Finance giant pays $5.8 bil for fund fraud that hurt MTA
German financial services giant Allianz agreed to pay a historic $5.8 billion in penalties for the collapse of investment funds that gutted the retirements savings of more than 100,000 people nationwide, including many New York City transit workers, the feds announced Tuesday.
Manhattan U.S. Attorney Damian Williams called the payback “one of the most significant corporate restitutions in history.” As part of the announcement, Allianz’s New York-based, stateside investment division pleaded guilty to securities fraud. Three portfolio managers, Gregorie Tournant, Trevor Taylor and Stephen Bond-Nelson, also were charged for allegedly giving 114 institutional investors false assurances that their money was safe.
A group of investment funds under the portfolio managers’ control collapsed in March 2020 as the COVID-19 pandemic tanked financial markets, prosecutors said, alleging the team used risky investment strategies.
Among the screwed-over investors were representatives of some of the Metropolitan Transportation Authority’s pensions. Prosecutors said that a portion of the funds belonged to city bus drivers, Staten Island Railway workers and other MTA employees.
“In calendar year 2020, when most pension funds made around 10%, the MTA’s funds made zilch,” Transport Workers Union Local 100 said in a statement.
MTA spokesman John McCarthy said the agency sued Allianz in 2020 and reached a settlement over its affected pension funds.
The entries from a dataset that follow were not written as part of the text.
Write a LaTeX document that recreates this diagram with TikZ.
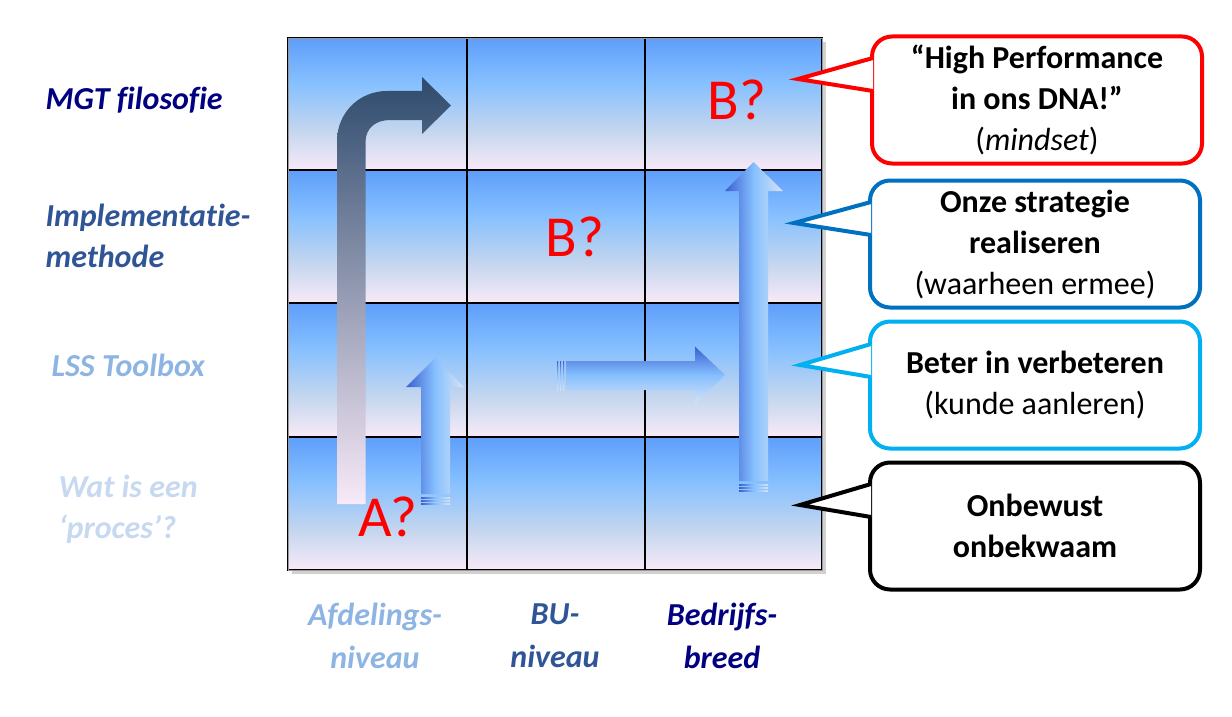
\documentclass[tikz,border=0pt]{standalone}
\usepackage{fontspec}
\setmainfont[Ligatures={NoCommon}]{Carlito}
\definecolor{tb}{HTML}{5E9EFB}
\definecolor{lb}{HTML}{86C0FF}
\definecolor{midc}{HTML}{C4D6EE}
\definecolor{pinkw}{HTML}{F8EAF8}
\definecolor{navy}{HTML}{000080}
\definecolor{steel}{HTML}{2F5597}
\definecolor{lss}{HTML}{8EB4E3}
\definecolor{pale}{HTML}{C6D9F1}
\definecolor{cred}{HTML}{FF0000}
\definecolor{cblue}{HTML}{0070C0}
\definecolor{ccyan}{HTML}{00B0F0}
\definecolor{darkarr}{HTML}{2E4A6C}
\definecolor{arrdark}{HTML}{3B5FCF}
\definecolor{arrlight}{HTML}{D8E2F4}
\pgfdeclareverticalshading{cell}{100bp}{color(0bp)=(pinkw); color(25bp)=(pinkw); color(40bp)=(midc); color(58bp)=(lb); color(75bp)=(tb); color(100bp)=(tb)}
\pgfdeclarehorizontalshading{varr}{100bp}{color(0bp)=(arrdark); color(25bp)=(arrdark); color(50bp)=(lb); color(75bp)=(arrlight); color(100bp)=(arrlight)}
\pgfdeclareverticalshading{harr}{100bp}{color(0bp)=(arrlight); color(25bp)=(arrlight); color(50bp)=(lb); color(75bp)=(arrdark); color(100bp)=(arrdark)}
\tikzset{
  cellbox/.style={shading=cell, draw=black, line width=1.2pt},
  side/.style={font=\fontsize{32}{41}\selectfont\bfseries\itshape, align=left, anchor=west},
  bottomlbl/.style={font=\fontsize{32}{43}\selectfont\bfseries\itshape, align=center},
  qmark/.style={text=cred, font=\fontsize{58}{60}\selectfont},
  callout/.style={draw, line width=4pt, rounded corners=20pt, fill=white, minimum width=330pt, minimum height=127pt, align=center, font=\fontsize{32}{41}\selectfont, text=black},
  vup/.style={shading=varr},
  hright/.style={shading=harr},
}
\begin{document}
\begin{tikzpicture}[x=1pt,y=-1pt]
\useasboundingbox (0,0) rectangle (1232,717);
\fill[black!18] (292,42) rectangle (826,574);
\foreach \x/\xx in {288/467,467/645,645/822}{
  \foreach \y/\yy in {38/170,170/303,303/437,437/570}{
    \path[cellbox] (\x,\y) rectangle (\xx,\yy);
  }
}
\node (grid) at (555,304) [minimum width=534pt, minimum height=532pt, draw=black!40, line width=0.6pt] {};
% bent arrow
\path[top color=darkarr, middle color=lb, bottom color=pinkw]
  (337,504) -- (337,141) .. controls (337,113) and (359,91) .. (387,91)
  -- (422,91) -- (422,77) -- (451,105.5) -- (422,134) -- (422,120) -- (390,120)
  .. controls (376,120) and (365.5,128) .. (365.5,142) -- (365.5,504) -- cycle;
% small up arrow
\path[vup] (421,494) -- (421,387) -- (406,387) -- (435,358) -- (464,387) -- (450,387) -- (450,494) -- cycle;
\foreach \s in {497,500,503}{\path[vup] (421,\s) rectangle (450,\s+1.2);}
% big up arrow
\path[vup] (739,481) -- (739,191) -- (725,191) -- (753.5,162) -- (783,191) -- (768,191) -- (768,481) -- cycle;
\foreach \s in {484,487,490}{\path[vup] (739,\s) rectangle (768,\s+1.2);}
% horizontal arrow
\path[hright] (566,361) -- (695,361) -- (695,346.5) -- (725,375) -- (695,404) -- (695,390) -- (566,390) -- cycle;
\foreach \s in {557,560,563}{\path[hright] (\s,361) rectangle (\s+1.2,390);}
\node[qmark] (b1) at (737,100) {B?};
\node[qmark] (b2) at (575,237) {B?};
\node[qmark] (a1) at (388,517) {A?};
\node[side, text=navy] (mgt) at (42,100) {MGT filosofie};
\node[side, text=steel] (impl) at (42,236) {Implementatie-\\methode};
\node[side, text=lss] (lss) at (48,365) {LSS Toolbox};
\node[side, text=pale] (wat) at (55,509) {Wat is een\\‘proces’?};
\node[bottomlbl, text=lss] (afd) at (375,636) {Afdelings-\\niveau};
\node[bottomlbl, text=steel] (bu) at (555,636) {BU-\\niveau};
\node[bottomlbl, text=navy] (bed) at (722,636) {Bedrijfs-\\breed};
\node[callout, draw=cred] (c1) at (1037,100) {\textbf{“High Performance}\\\textbf{in ons DNA!”}\\(\textit{mindset})};
\coordinate (t1) at (798,79);
\filldraw[cred, line width=4pt, fill=white] ([xshift=3pt]c1.west |- 0,58) -- (t1) -- ([xshift=3pt]c1.west |- 0,91);
\node[callout, draw=cblue] (c2) at (1035,244) {\textbf{Onze strategie}\\\textbf{realiseren}\\(waarheen ermee)};
\coordinate (t2) at (794,223);
\filldraw[cblue, line width=4pt, fill=white] ([xshift=3pt]c2.west |- 0,202) -- (t2) -- ([xshift=3pt]c2.west |- 0,235);
\node[callout, draw=ccyan] (c3) at (1035,385) {\textbf{Beter in verbeteren}\\(kunde aanleren)};
\coordinate (t3) at (800,365);
\filldraw[ccyan, line width=4pt, fill=white] ([xshift=3pt]c3.west |- 0,344) -- (t3) -- ([xshift=3pt]c3.west |- 0,377);
\node[callout, draw=black] (c4) at (1035,526) {\textbf{Onbewust}\\\textbf{onbekwaam}};
\coordinate (t4) at (800,505);
\filldraw[black, line width=4pt, fill=white] ([xshift=3pt]c4.west |- 0,484) -- (t4) -- ([xshift=3pt]c4.west |- 0,517);
\end{tikzpicture}
\end{document}
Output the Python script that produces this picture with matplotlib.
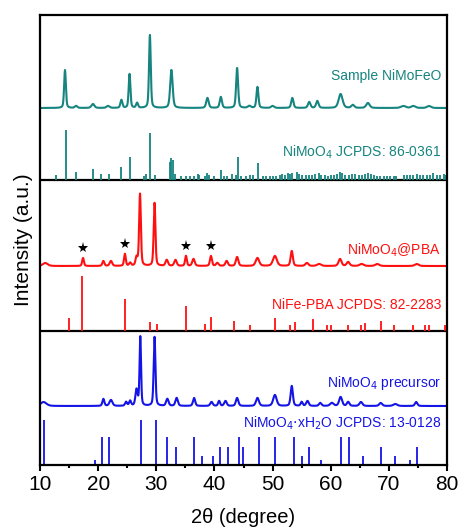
import numpy as np
import matplotlib
matplotlib.use('Agg')
from matplotlib import pyplot as plt

plt.rcParams['font.family'] = ['Liberation Sans', 'DejaVu Sans']

# measured peaks: (2theta, height, fwhm)  - heights in pixel-like units
nimofeo_pos = [14.3, 16.2, 19.1, 21.7, 24.0, 25.4, 26.7, 28.9, 32.6, 38.8, 41.1, 43.9,
               46.0, 47.4, 50.0, 53.4, 56.3, 57.7, 61.7, 63.8, 66.4, 72.5, 74.2, 76.9]
nimofeo_int = [38, 2, 4, 2, 8, 34, 5, 73, 38, 10, 11, 40,
               2, 21, 2, 10, 6, 7, 14, 3, 5, 2, 2, 2]
nimofeo_w = [0.35, 0.5, 0.6, 0.6, 0.4, 0.35, 0.4, 0.35, 0.5, 0.5, 0.45, 0.4,
             0.6, 0.4, 0.6, 0.45, 0.5, 0.5, 0.8, 0.6, 0.7, 1.0, 0.8, 0.8]

ref_86_0361_pos = [12.7, 14.4, 16.2, 19.1, 20.5, 21.8, 24.0, 25.4, 27.9, 28.2, 29.0, 29.8,
                   32.4, 32.6, 32.9, 33.2, 34.3, 35.1, 35.8, 36.5, 37.1, 37.4, 38.3, 38.7,
                   39.1, 40.0, 41.1, 41.6, 42.2, 43.1, 43.7, 44.0, 44.6, 45.5, 46.2, 46.6,
                   47.5, 48.4, 48.9, 49.5, 50.1, 50.6, 51.2, 51.7, 52.1, 52.6, 53.0, 53.4,
                   54.2, 54.6, 55.1, 55.7, 56.2, 56.8, 57.3, 57.9, 58.4, 59.0, 59.5, 60.1,
                   60.6, 61.1, 61.6, 62.0, 62.5, 63.1, 63.6, 64.2, 64.8, 65.3, 65.9, 66.4,
                   66.9, 67.4, 68.0, 68.5, 69.1, 69.6, 70.2, 70.8, 71.3, 72.6, 73.1, 73.7,
                   74.2, 74.8, 75.3, 75.9, 76.5, 77.1, 77.6, 78.2, 78.8, 79.4, 79.9]
ref_86_0361_int = [5, 50, 8, 11, 6, 6, 13, 23, 4, 6, 47, 5,
                   18, 22, 20, 6, 4, 4, 4, 4, 6, 5, 4, 7,
                   5, 4, 10, 4, 4, 6, 5, 23, 4, 4, 5, 5,
                   17, 4, 4, 4, 4, 4, 5, 6, 5, 7, 6, 7,
                   8, 6, 5, 5, 5, 5, 6, 7, 5, 5, 4, 5,
                   5, 6, 8, 7, 5, 5, 6, 6, 5, 5, 6, 7,
                   6, 5, 4, 4, 4, 4, 4, 4, 4, 5, 5, 5,
                   5, 6, 5, 5, 5, 5, 7, 5, 5, 6, 5]

pba_pos = [10.9, 17.4, 20.9, 22.2, 24.6, 25.5, 26.6, 27.2, 29.7, 31.8, 33.3, 35.1,
           36.4, 39.4, 40.5, 42.1, 43.9, 47.4, 50.4, 53.3, 55.9, 58.0, 61.6, 63.0,
           65.3, 68.0, 74.8]
pba_int = [3, 8, 5, 5, 12, 3, 8, 72, 63, 6, 6, 10,
           7, 10, 3, 5, 9, 8, 10, 15, 3, 2, 7, 4,
           2, 2, 2]
pba_w = [1.0, 0.35, 0.4, 0.5, 0.35, 0.4, 0.4, 0.35, 0.35, 0.5, 0.5, 0.35,
         0.5, 0.4, 0.5, 0.5, 0.5, 0.7, 0.8, 0.45, 0.6, 0.8, 0.6, 0.6,
         0.8, 0.8, 0.8]
star_pos = [17.4, 24.6, 35.1, 39.4]

ref_82_2283_pos = [15.0, 17.3, 24.6, 28.9, 30.2, 35.1, 38.4, 39.4, 43.4, 46.1, 50.5, 53.0,
                   53.8, 56.9, 59.3, 60.0, 63.0, 65.2, 65.9, 68.7, 70.9, 74.2, 76.2, 76.9,
                   79.7]
ref_82_2283_int = [13, 55, 32, 9, 7, 25, 7, 14, 10, 6, 13, 6,
                   9, 12, 6, 6, 6, 6, 8, 10, 6, 6, 6, 6,
                   6]

prec_pos = [10.6, 20.9, 22.2, 24.8, 25.5, 26.6, 27.25, 29.7, 31.9, 33.5, 36.5, 39.5,
            40.8, 41.9, 43.9, 47.4, 50.4, 53.3, 55.0, 56.0, 58.2, 60.2, 61.7, 63.0,
            65.2, 68.6, 71.1, 74.7]
prec_int = [4, 7, 6, 4, 5, 16, 69, 69, 7, 8, 8, 4,
            5, 5, 8, 8, 11, 20, 4, 5, 3, 3, 9, 4,
            4, 3, 2, 4]
prec_w = [1.2, 0.4, 0.6, 0.4, 0.4, 0.45, 0.3, 0.35, 0.5, 0.5, 0.45, 0.5,
          0.4, 0.5, 0.5, 0.6, 0.7, 0.45, 0.4, 0.5, 0.5, 0.7, 0.6, 0.5,
          0.6, 0.6, 0.8, 0.5]

ref_13_0128_pos = [10.75, 19.5, 20.6, 21.9, 27.4, 29.9, 31.8, 33.4, 36.5, 37.8, 39.7, 41.0,
                   42.4, 44.2, 44.9, 47.6, 50.5, 53.6, 55.0, 56.2, 58.3, 61.8, 63.2, 65.5,
                   68.6, 71.1, 73.6, 74.9]
ref_13_0128_int = [45, 5, 28, 28, 45, 45, 28, 18, 28, 9, 9, 18,
                   18, 28, 18, 28, 28, 28, 9, 18, 5, 28, 28, 9,
                   18, 9, 5, 18]

teal = '#16847f'
red = '#ff1010'
blue = '#1414e6'


def pattern(x, pos, inten, width):
    y = np.zeros_like(x)
    for p, h, w in zip(pos, inten, width):
        g = np.exp(-4 * np.log(2) * ((x - p) / w) ** 2)
        l = 1 / (1 + 4 * ((x - p) / w) ** 2)
        y += h * (0.6 * g + 0.4 * l)
    return y


x = np.linspace(10, 80, 3000)

fig = plt.figure(figsize=(4.59, 5.30), dpi=100)
ax = fig.add_axes([40 / 459, 65 / 530, 407 / 459, 450 / 530])

# panel baselines
b_prec, b_pba_ref, b_pba, b_mo_ref, b_nimofeo = 59, 134, 199, 285, 357

ax.vlines(ref_13_0128_pos, 0, ref_13_0128_int, color=blue, lw=1.3)
ax.plot(x, b_prec + pattern(x, prec_pos, prec_int, prec_w), color=blue, lw=1.5)
ax.axhline(b_pba_ref, color='k', lw=1.6)
ax.vlines(ref_82_2283_pos, b_pba_ref, b_pba_ref + np.array(ref_82_2283_int), color=red, lw=1.3)
y_pba = b_pba + pattern(x, pba_pos, pba_int, pba_w)
ax.plot(x, y_pba, color=red, lw=1.5)
ax.plot(star_pos, np.interp(star_pos, x, y_pba) + 10, '*', color='k', ms=8, mew=0)
ax.axhline(b_mo_ref, color='k', lw=1.6)
ax.vlines(ref_86_0361_pos, b_mo_ref, b_mo_ref + np.array(ref_86_0361_int), color=teal, lw=1.3)
ax.plot(x, b_nimofeo + pattern(x, nimofeo_pos, nimofeo_int, nimofeo_w), color=teal, lw=1.5)

fs = 10
ax.text(79.0, 389, 'Sample NiMoFeO', color=teal, ha='right', va='center', fontsize=fs)
ax.text(79.0, 313, 'NiMoO$_4$ JCPDS: 86-0361', color=teal, ha='right', va='center', fontsize=fs)
ax.text(79.0, 215, 'NiMoO$_4$@PBA', color=red, ha='right', va='center', fontsize=fs)
ax.text(79.0, 160, 'NiFe-PBA JCPDS: 82-2283', color=red, ha='right', va='center', fontsize=fs)
ax.text(79.0, 82, 'NiMoO$_4$ precursor', color=blue, ha='right', va='center', fontsize=fs)
ax.text(79.0, 42, 'NiMoO$_4$$\\cdot$xH$_2$O JCPDS: 13-0128', color=blue, ha='right', va='center', fontsize=fs)

ax.set_xlim(10, 80)
ax.set_ylim(0, 450)
ax.set_xticks(range(10, 81, 10))
ax.set_xticks(range(15, 80, 10), minor=True)
ax.set_yticks([])
ax.tick_params(axis='x', which='major', direction='out', length=4, width=1.5, labelsize=15, pad=3)
ax.tick_params(axis='x', which='minor', direction='out', length=2, width=1.5)
for s in ax.spines.values():
    s.set_linewidth(1.6)
ax.set_xlabel('2θ (degree)', fontsize=14.5, labelpad=10)
ax.set_ylabel('Intensity (a.u.)', fontsize=15, labelpad=5)

plt.savefig('out.png', dpi=100)
plt.close()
The fraud was widespread and affected a variety of pensioners, “from laborers in Alaska to teachers in Arkansas,” Williams said. They invested with Allianz Global Investors U.S. LLC because they thought it was a “relatively safe investment with strict risk controls,” the top prosecutor said.
Tournant appeared in federal court in Denver to face conspiracy, securities fraud, investment adviser fraud and obstruction charges. He faces up to 40 years in prison if convicted. He raked in $60 million in personal compensation during the six-year
scheme, from 2014 until 2020. According to the indictment, each year from 2015 to 2019 he was among the top two highest-paid employees of Allianz’s U.S. division.
Taylor and Bond-Nelson pleaded guilty in March and are cooperating with prosecutors in the hopes of a lighter sentence. They face up to 30 and 35 years, respectively.
In a statement, Tournant’s lawyer Daniel Alonso described the feds’ case as a “meritless and ill-considered” attempt “to criminalize the impact of the unprecedented, COVID-induced market dislocation of March 2020.”